Microscopist Quotes (2 quotes)
“Going fishing!” How often the question has been asked by acquaintances, as they have met me, with rod and basket, on an excursion after materials for microscopic study. “Yes!” has been the invariable answer, for it saved much detention and explanation; and now, behold! I offer them the results of that fishing. No fish for the stomach, but, as the old French microscopist Joblet observed, “some of the most remarkable fishes that have ever been seen”; and food-fishes for the intellect.
From 'Concluding Remarks', Fresh-Water Rhizopods of North America (1879), 295. Leidy explains how actively he pursued his interest in finding new microscopic life forms to examine by frequent exploration of suitable habitats in the neighborhood of Philadelphia, where he lived and taught.

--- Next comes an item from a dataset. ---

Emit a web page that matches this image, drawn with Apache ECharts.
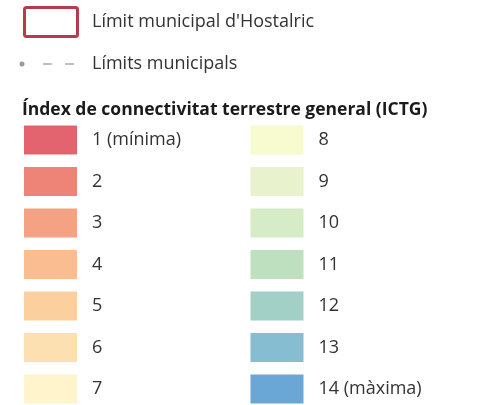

I had this experience at the age of eight. My parents gave me a microscope. I don’t recall why, but no matter. I then found my own little world, completely wild and unconstrained, no plastic, no teacher, no books, no anything predictable. At first I did not know the names of the water-drop denizens or what they were doing. But neither did the pioneer microscopists. Like them, I graduated to looking at butterfly scales and other miscellaneous objects. I never thought of what I was doing in such a way, but it was pure science. As true as could be of any child so engaged, I was kin to Leeuwenhoek, who said that his work “was not pursued in order to gain the praise I now enjoy, but chiefly from a craving after knowledge, which I notice resides in me more that most other men.”
In The Creation: An Appeal to Save Life on Earth (2010), 143-144.